12 March 2011


As luck would have it, I'm teaching online this semester and have two students in Japan (both are fine), so I've been paying more than usually close attention to the reporting of the earthquake and tsunami. Although I'm all for American parochialism, I have to say I found the following annoying:
Taking Head: We now have reports of a fire at a Japanese nuclear power plant. Japanese tv reports that .... Now I'm told we have correspondent Stan Dintok at the Pentagon. Stan, earlier the Pentagon announced that all American servicemen in Japan have been accounted for. Any update on that?

Stan: Yes, the Pentagon has now confirmed that it earlier announce that all American servicemen and women in Japan have been accounted for.

TH: Good news. Now, turning to Hawaii...
Speaking of Hawaii, the absolutely silliest thing I saw during the coverage was on Fox News, where they showed some random webcam from Kauai next to a countdown clock supposedly ticking down the seconds until the tsunami arrived. I'm not sure exactly which was worse: the faux precision of the countdown clock, or watching some random picture of Kauai with no idea of how far it was from the water or how high up it was. Anyway, when the clock ticked down to zero and absolutely nothing happened, the anchors seemed disappointed.

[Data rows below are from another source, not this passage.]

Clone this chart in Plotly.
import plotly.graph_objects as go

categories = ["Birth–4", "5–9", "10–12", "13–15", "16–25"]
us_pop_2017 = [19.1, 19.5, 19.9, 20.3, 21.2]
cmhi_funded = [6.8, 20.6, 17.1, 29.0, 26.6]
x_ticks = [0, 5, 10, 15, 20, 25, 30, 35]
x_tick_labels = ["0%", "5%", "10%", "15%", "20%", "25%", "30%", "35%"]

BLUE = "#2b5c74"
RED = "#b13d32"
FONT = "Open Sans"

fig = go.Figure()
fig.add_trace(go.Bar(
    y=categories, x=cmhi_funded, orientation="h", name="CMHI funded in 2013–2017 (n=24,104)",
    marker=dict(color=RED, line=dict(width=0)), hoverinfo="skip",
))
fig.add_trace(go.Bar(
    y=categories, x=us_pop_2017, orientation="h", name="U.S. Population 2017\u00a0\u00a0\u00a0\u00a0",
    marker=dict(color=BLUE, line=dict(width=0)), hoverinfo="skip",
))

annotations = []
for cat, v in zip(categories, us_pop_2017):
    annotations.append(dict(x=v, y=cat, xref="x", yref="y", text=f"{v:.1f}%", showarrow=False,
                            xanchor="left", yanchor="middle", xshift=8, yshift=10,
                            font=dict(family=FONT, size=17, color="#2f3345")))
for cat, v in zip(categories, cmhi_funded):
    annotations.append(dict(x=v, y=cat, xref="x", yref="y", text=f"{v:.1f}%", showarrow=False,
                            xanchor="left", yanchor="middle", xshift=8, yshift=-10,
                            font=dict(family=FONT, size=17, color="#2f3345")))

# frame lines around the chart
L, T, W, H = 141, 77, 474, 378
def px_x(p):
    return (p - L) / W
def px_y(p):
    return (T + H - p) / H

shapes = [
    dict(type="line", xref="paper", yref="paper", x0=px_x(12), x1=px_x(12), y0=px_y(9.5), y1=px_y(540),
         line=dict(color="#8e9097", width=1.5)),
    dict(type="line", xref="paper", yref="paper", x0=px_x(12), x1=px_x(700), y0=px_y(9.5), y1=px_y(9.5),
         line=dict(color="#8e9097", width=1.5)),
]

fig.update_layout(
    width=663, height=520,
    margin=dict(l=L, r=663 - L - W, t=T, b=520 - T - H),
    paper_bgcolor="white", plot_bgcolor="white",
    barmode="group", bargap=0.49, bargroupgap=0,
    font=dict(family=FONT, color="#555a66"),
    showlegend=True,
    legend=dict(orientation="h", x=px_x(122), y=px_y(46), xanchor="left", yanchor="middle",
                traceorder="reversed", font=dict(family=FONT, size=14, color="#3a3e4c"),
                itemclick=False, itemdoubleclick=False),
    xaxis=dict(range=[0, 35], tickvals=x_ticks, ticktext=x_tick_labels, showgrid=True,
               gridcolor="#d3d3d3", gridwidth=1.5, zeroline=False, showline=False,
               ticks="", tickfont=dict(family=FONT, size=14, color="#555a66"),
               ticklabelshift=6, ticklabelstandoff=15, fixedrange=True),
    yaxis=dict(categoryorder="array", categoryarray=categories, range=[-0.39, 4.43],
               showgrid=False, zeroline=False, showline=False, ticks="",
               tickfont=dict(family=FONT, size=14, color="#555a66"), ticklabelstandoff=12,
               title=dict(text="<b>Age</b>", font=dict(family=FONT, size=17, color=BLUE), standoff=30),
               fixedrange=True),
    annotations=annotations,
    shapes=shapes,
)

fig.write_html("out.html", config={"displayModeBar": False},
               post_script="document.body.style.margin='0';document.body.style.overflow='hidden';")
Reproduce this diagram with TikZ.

But the oddest thing I noted yesterday was this sentence from the White House's statement on the earthquake and tsunami: "The friendship and alliance between our two nations is unshakeable, and only strengthens our resolve to stand with the people of Japan as they overcome this tragedy." I can't decide for the life of me whether the pun is intentional. On the one hand, it's hard to believe that it wasn't intentional or, at least, that it was unnoticed, but on the other it seems like an odd time for wordplay.

1 comment:

Harry Eagar said...

Ordinarily, I wouldn't be able to compare TV and newspaper coverage, but it happens I am at my daughter's house and can compare CNN and NYT.

The Times coverage is about a hundred times better, and its online graphical display, especially of satellite before and after, is extraordinarily good.

CNN coverage is mostly a joke.

There are beach webcams all over Hawaii, but there's usually so much spume in the air that they don't show anything clearly.